NASA’s Cassini spacecraft (launched in 1997) has been in orbit around Saturn since 2004 exploring the giant planet, its spectacular system of rings and moons. Cassini was also carrying with it the European Huygens Probe which was dispatched after arrival and successfully landed on the moon Titan, becoming the first human made craft to land on a surface in the outer solar system.
In 2017 – after more than a decade of bringing home remarkably successful scientific achievements, discoveries and a treasury of gorgeous photos – the spacecraft is running out of fuel to maneuver. In order to protect the moons Enceladus and Titan, and their potentially life-bearing sub surface oceans, from possible contamination in the unlikely event of a future collision, it has been decided to take Cassini permanently out of service. This is done by crashing the spacecraft into the atmosphere of Saturn – but not without doing some amazing science on the way.

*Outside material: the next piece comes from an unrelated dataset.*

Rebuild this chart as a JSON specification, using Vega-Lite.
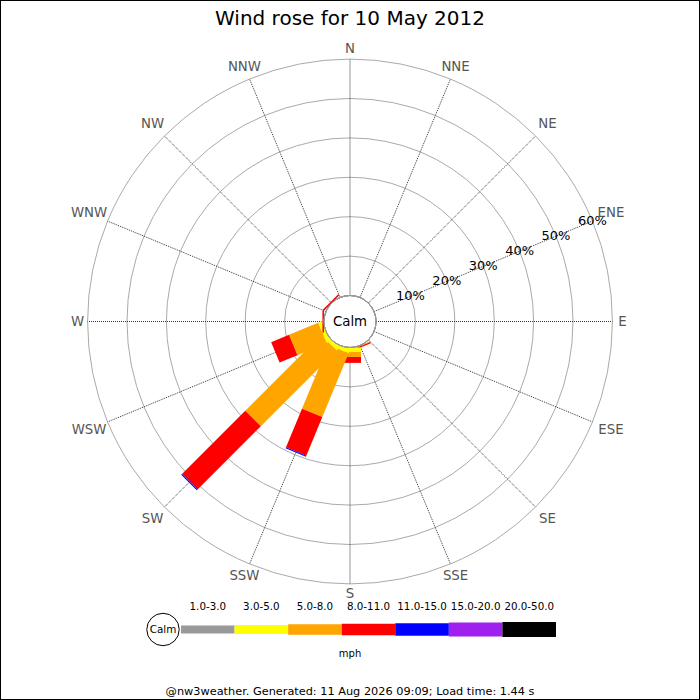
{
  "$schema": "https://vega.github.io/schema/vega-lite/v5.json",
  "width": 700,
  "height": 700,
  "autosize": "none",
  "padding": 0,
  "background": "white",
  "title": {
    "text": "Wind rose for 10 May 2012",
    "font": "DejaVu Sans",
    "fontSize": 20,
    "fontWeight": "normal",
    "color": "#000000",
    "frame": "group",
    "anchor": "middle",
    "baseline": "alphabetic",
    "offset": -45
  },
  "datasets": {
    "directions": [
      {"name": "N", "deg": 0, "grp": 0},
      {"name": "NNE", "deg": 22.5, "grp": 1},
      {"name": "NE", "deg": 45, "grp": 2},
      {"name": "ENE", "deg": 67.5, "grp": 3},
      {"name": "E", "deg": 90, "grp": 0},
      {"name": "ESE", "deg": 112.5, "grp": 3},
      {"name": "SE", "deg": 135, "grp": 2},
      {"name": "SSE", "deg": 157.5, "grp": 1},
      {"name": "S", "deg": 180, "grp": 0},
      {"name": "SSW", "deg": 202.5, "grp": 1},
      {"name": "SW", "deg": 225, "grp": 2},
      {"name": "WSW", "deg": 247.5, "grp": 3},
      {"name": "W", "deg": 270, "grp": 0},
      {"name": "WNW", "deg": 292.5, "grp": 3},
      {"name": "NW", "deg": 315, "grp": 2},
      {"name": "NNW", "deg": 337.5, "grp": 1}
    ],
    "rings": [
      {"p": 10, "label": "10%"},
      {"p": 20, "label": "20%"},
      {"p": 30, "label": "30%"},
      {"p": 40, "label": "40%"},
      {"p": 50, "label": "50%"},
      {"p": 60, "label": "60%"}
    ],
    "speeds": [
      {"band": "1.0-3.0", "k": 1},
      {"band": "3.0-5.0", "k": 2},
      {"band": "5.0-8.0", "k": 3},
      {"band": "8.0-11.0", "k": 4},
      {"band": "11.0-15.0", "k": 5},
      {"band": "15.0-20.0", "k": 6},
      {"band": "20.0-50.0", "k": 7}
    ],
    "bars": [
      {"dir": "SSE", "deg": 157.5, "band": "5.0-8.0", "k": 3, "pct": 0.2},
      {"dir": "SSE", "deg": 157.5, "band": "8.0-11.0", "k": 4, "pct": 0.3},
      {"dir": "S", "deg": 180, "band": "3.0-5.0", "k": 2, "pct": 1.1},
      {"dir": "S", "deg": 180, "band": "5.0-8.0", "k": 3, "pct": 1.3},
      {"dir": "S", "deg": 180, "band": "8.0-11.0", "k": 4, "pct": 1.5},
      {"dir": "SSW", "deg": 202.5, "band": "3.0-5.0", "k": 2, "pct": 1.0},
      {"dir": "SSW", "deg": 202.5, "band": "5.0-8.0", "k": 3, "pct": 17.5},
      {"dir": "SSW", "deg": 202.5, "band": "8.0-11.0", "k": 4, "pct": 10.6},
      {"dir": "SSW", "deg": 202.5, "band": "11.0-15.0", "k": 5, "pct": 0.3},
      {"dir": "SW", "deg": 225, "band": "3.0-5.0", "k": 2, "pct": 1.0},
      {"dir": "SW", "deg": 225, "band": "5.0-8.0", "k": 3, "pct": 27.2},
      {"dir": "SW", "deg": 225, "band": "8.0-11.0", "k": 4, "pct": 22.7},
      {"dir": "SW", "deg": 225, "band": "11.0-15.0", "k": 5, "pct": 0.3},
      {"dir": "WSW", "deg": 247.5, "band": "3.0-5.0", "k": 2, "pct": 1.0},
      {"dir": "WSW", "deg": 247.5, "band": "5.0-8.0", "k": 3, "pct": 8.0},
      {"dir": "WSW", "deg": 247.5, "band": "8.0-11.0", "k": 4, "pct": 4.9},
      {"dir": "W", "deg": 270, "band": "8.0-11.0", "k": 4, "pct": 0.4},
      {"dir": "NW", "deg": 315, "band": "8.0-11.0", "k": 4, "pct": 0.4}
    ]
  },
  "layer": [
    {
      "layer": [
        {
          "data": {"name": "rings"},
          "mark": {"type": "arc", "filled": false, "stroke": "#aaaaaa", "strokeWidth": 1},
          "encoding": {
            "x": {"datum": 0, "type": "quantitative", "scale": {"domain": [-88.832, 88.832], "nice": false, "zero": false}, "axis": null},
            "y": {"datum": 0, "type": "quantitative", "scale": {"domain": [-96.066, 81.599], "nice": false, "zero": false}, "axis": null},
            "theta": {"datum": 0, "type": "quantitative", "scale": {"domain": [0, 360], "range": [0, 6.283185307179586]}},
            "theta2": {"datum": 360},
            "radius": {"field": "p", "type": "quantitative", "stack": null, "scale": {"type": "linear", "domain": [-6.6, 83.4], "range": [0, 354.6], "zero": false, "nice": false}}
          }
        },
        {
          "data": {"name": "directions"},
          "transform": [
            {"calculate": "datum.deg * PI / 180", "as": "a"},
            {"calculate": "6.6 * sin(datum.a)", "as": "x0"},
            {"calculate": "6.6 * cos(datum.a)", "as": "y0"},
            {"calculate": "66.6 * sin(datum.a)", "as": "x1"},
            {"calculate": "66.6 * cos(datum.a)", "as": "y1"}
          ],
          "mark": {"type": "rule", "color": "#333333", "strokeWidth": 1, "strokeDash": [1, 1]},
          "encoding": {
            "x": {"field": "x0", "type": "quantitative", "scale": {"domain": [-88.832, 88.832], "nice": false, "zero": false}, "axis": null},
            "y": {"field": "y0", "type": "quantitative", "scale": {"domain": [-96.066, 81.599], "nice": false, "zero": false}, "axis": null},
            "x2": {"field": "x1"},
            "y2": {"field": "y1"}
          }
        },
        {
          "data": {"name": "bars"},
          "transform": [
            {"stack": "pct", "groupby": ["deg"], "sort": [{"field": "k", "order": "ascending"}], "as": ["p0", "p1"]},
            {"calculate": "datum.deg * PI / 180", "as": "a"},
            {"calculate": "(datum.p0 + 6.6) * sin(datum.a)", "as": "x0"},
            {"calculate": "(datum.p0 + 6.6) * cos(datum.a)", "as": "y0"},
            {"calculate": "(datum.p1 + 6.6) * sin(datum.a)", "as": "x1"},
            {"calculate": "(datum.p1 + 6.6) * cos(datum.a)", "as": "y1"}
          ],
          "mark": {"type": "rule", "strokeWidth": 22, "strokeCap": "butt"},
          "encoding": {
            "x": {"field": "x0", "type": "quantitative", "scale": {"domain": [-88.832, 88.832], "nice": false, "zero": false}, "axis": null},
            "y": {"field": "y0", "type": "quantitative", "scale": {"domain": [-96.066, 81.599], "nice": false, "zero": false}, "axis": null},
            "x2": {"field": "x1"},
            "y2": {"field": "y1"},
            "color": {
              "field": "band",
              "type": "nominal",
              "scale": {
                "domain": ["1.0-3.0", "3.0-5.0", "5.0-8.0", "8.0-11.0", "11.0-15.0", "15.0-20.0", "20.0-50.0"],
                "range": ["#999999", "#ffff00", "#ffa500", "#ff0000", "#0000ff", "#a020f0", "#000000"]
              },
              "legend": null
            }
          }
        },
        {
          "data": {"values": [{"label": "Calm"}]},
          "mark": {"type": "arc", "fill": "white", "stroke": "#999999", "strokeWidth": 1},
          "encoding": {
            "x": {"datum": 0, "type": "quantitative", "scale": {"domain": [-88.832, 88.832], "nice": false, "zero": false}, "axis": null},
            "y": {"datum": 0, "type": "quantitative", "scale": {"domain": [-96.066, 81.599], "nice": false, "zero": false}, "axis": null},
            "theta": {"datum": 0, "type": "quantitative", "scale": {"domain": [0, 360], "range": [0, 6.283185307179586]}},
            "theta2": {"datum": 360},
            "radius": {"datum": 0, "type": "quantitative", "stack": null, "scale": {"type": "linear", "domain": [-6.6, 83.4], "range": [0, 354.6], "zero": false, "nice": false}}
          }
        },
        {
          "data": {"values": [{"label": "Calm"}]},
          "mark": {"type": "text", "fontSize": 13.3, "color": "#000000", "align": "center", "baseline": "middle"},
          "encoding": {
            "x": {"datum": 0, "type": "quantitative", "scale": {"domain": [-88.832, 88.832], "nice": false, "zero": false}, "axis": null},
            "y": {"datum": 0, "type": "quantitative", "scale": {"domain": [-96.066, 81.599], "nice": false, "zero": false}, "axis": null},
            "text": {"field": "label"}
          }
        },
        {
          "data": {"name": "rings"},
          "mark": {"type": "text", "fontSize": 13, "color": "#000000", "align": "center", "baseline": "middle"},
          "encoding": {
            "x": {"datum": 0, "type": "quantitative", "scale": {"domain": [-88.832, 88.832], "nice": false, "zero": false}, "axis": null},
            "y": {"datum": 0, "type": "quantitative", "scale": {"domain": [-96.066, 81.599], "nice": false, "zero": false}, "axis": null},
            "theta": {"datum": 67.5, "type": "quantitative", "scale": {"domain": [0, 360], "range": [0, 6.283185307179586]}},
            "radius": {"field": "p", "type": "quantitative", "stack": null, "scale": {"type": "linear", "domain": [-6.6, 83.4], "range": [0, 354.6], "zero": false, "nice": false}},
            "text": {"field": "label"}
          }
        },
        {
          "data": {"name": "directions"},
          "mark": {"type": "text", "fontSize": 13.3, "color": "#555555", "align": "center", "baseline": "middle"},
          "encoding": {
            "x": {"datum": 0, "type": "quantitative", "scale": {"domain": [-88.832, 88.832], "nice": false, "zero": false}, "axis": null},
            "y": {"datum": 0, "type": "quantitative", "scale": {"domain": [-96.066, 81.599], "nice": false, "zero": false}, "axis": null},
            "theta": {"field": "deg", "type": "quantitative", "scale": {"domain": [0, 360], "range": [0, 6.283185307179586]}},
            "radius": {"field": "grp", "type": "quantitative", "stack": null, "scale": {"type": "linear", "domain": [0, 3], "range": [272.5, 282.5], "zero": false, "nice": false}},
            "text": {"field": "name"}
          }
        }
      ],
      "resolve": {"scale": {"radius": "independent"}}
    },
    {
      "layer": [
        {
          "data": {"name": "speeds"},
          "transform": [
            {"aggregate": [{"op": "count", "as": "n"}], "groupby": ["band", "k"]},
            {"stack": "n", "groupby": [], "sort": [{"field": "k", "order": "ascending"}], "as": ["u0", "u1"]}
          ],
          "mark": {"type": "rule", "strokeCap": "butt"},
          "encoding": {
            "x": {"field": "u0", "type": "quantitative", "scale": {"domain": [-3.3787, 9.688], "nice": false, "zero": false}, "axis": null},
            "x2": {"field": "u1"},
            "y": {"datum": 0, "type": "quantitative", "scale": {"domain": [-0.705, 6.295], "nice": false, "zero": false}, "axis": null},
            "color": {
              "field": "band",
              "type": "nominal",
              "scale": {
                "domain": ["1.0-3.0", "3.0-5.0", "5.0-8.0", "8.0-11.0", "11.0-15.0", "15.0-20.0", "20.0-50.0"],
                "range": ["#999999", "#ffff00", "#ffa500", "#ff0000", "#0000ff", "#a020f0", "#000000"]
              },
              "legend": null
            },
            "strokeWidth": {
              "field": "band",
              "type": "ordinal",
              "scale": {
                "domain": ["1.0-3.0", "3.0-5.0", "5.0-8.0", "8.0-11.0", "11.0-15.0", "15.0-20.0", "20.0-50.0"],
                "range": [8, 15, 20, 23, 25, 27, 28]
              },
              "legend": null
            }
          }
        },
        {
          "data": {"name": "speeds"},
          "mark": {"type": "text", "fontSize": 10.3, "color": "#000000", "align": "center", "baseline": "middle", "dy": -22.5},
          "encoding": {
            "x": {"aggregate": "count", "type": "quantitative", "stack": "zero", "bandPosition": 0.5, "scale": {"domain": [-3.3787, 9.688], "nice": false, "zero": false}, "axis": null},
            "y": {"datum": 0, "type": "quantitative", "scale": {"domain": [-0.705, 6.295], "nice": false, "zero": false}, "axis": null},
            "detail": {"field": "band"},
            "text": {"field": "band"},
            "order": {"field": "k", "type": "quantitative"}
          }
        },
        {
          "data": {"values": [{"label": "Calm"}]},
          "mark": {"type": "point", "shape": "circle", "size": 1052, "fill": "white", "stroke": "#000000", "strokeWidth": 1, "opacity": 1},
          "encoding": {
            "x": {"datum": -0.336, "type": "quantitative", "scale": {"domain": [-3.3787, 9.688], "nice": false, "zero": false}, "axis": null},
            "y": {"datum": 0, "type": "quantitative", "scale": {"domain": [-0.705, 6.295], "nice": false, "zero": false}, "axis": null}
          }
        },
        {
          "data": {"values": [{"label": "Calm"}]},
          "mark": {"type": "text", "fontSize": 10.4, "color": "#000000", "align": "center", "baseline": "middle"},
          "encoding": {
            "x": {"datum": -0.336, "type": "quantitative", "scale": {"domain": [-3.3787, 9.688], "nice": false, "zero": false}, "axis": null},
            "y": {"datum": 0, "type": "quantitative", "scale": {"domain": [-0.705, 6.295], "nice": false, "zero": false}, "axis": null},
            "text": {"field": "label"}
          }
        },
        {
          "data": {"values": [{"label": "mph"}]},
          "mark": {"type": "text", "fontSize": 10, "color": "#000000", "align": "center", "baseline": "middle", "dy": 24.5},
          "encoding": {
            "x": {"datum": 3.155, "type": "quantitative", "scale": {"domain": [-3.3787, 9.688], "nice": false, "zero": false}, "axis": null},
            "y": {"datum": 0, "type": "quantitative", "scale": {"domain": [-0.705, 6.295], "nice": false, "zero": false}, "axis": null},
            "text": {"field": "label"}
          }
        },
        {
          "data": {"values": [{"label": "@nw3weather. Generated: 11 Aug 2026 09:09; Load time: 1.44 s"}]},
          "mark": {"type": "text", "fontSize": 11.3, "color": "#000000", "align": "center", "baseline": "middle", "dy": 62.5},
          "encoding": {
            "x": {"datum": 3.155, "type": "quantitative", "scale": {"domain": [-3.3787, 9.688], "nice": false, "zero": false}, "axis": null},
            "y": {"datum": 0, "type": "quantitative", "scale": {"domain": [-0.705, 6.295], "nice": false, "zero": false}, "axis": null},
            "text": {"field": "label"}
          }
        }
      ]
    }
  ],
  "resolve": {"scale": {"x": "independent", "y": "independent"}},
  "config": {
    "font": "DejaVu Sans",
    "view": {"stroke": "#000000", "strokeWidth": 2}
  }
}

22 times, Cassini dives through previously unexplored gap between Saturn and its rings, collecting new data on the mass of the rings (used to help determine their age), measurements of Saturn’s gravity and magnetic fields (used to help understanding its internal structure) and sending home stunning views of Saturn’s clouds and the rings – seen from a closer range than ever before.
Even up until the very end, Cassini will bring home data, as it tastes the atmosphere of Saturn, just minutes before burning up and becoming part of the planet itself.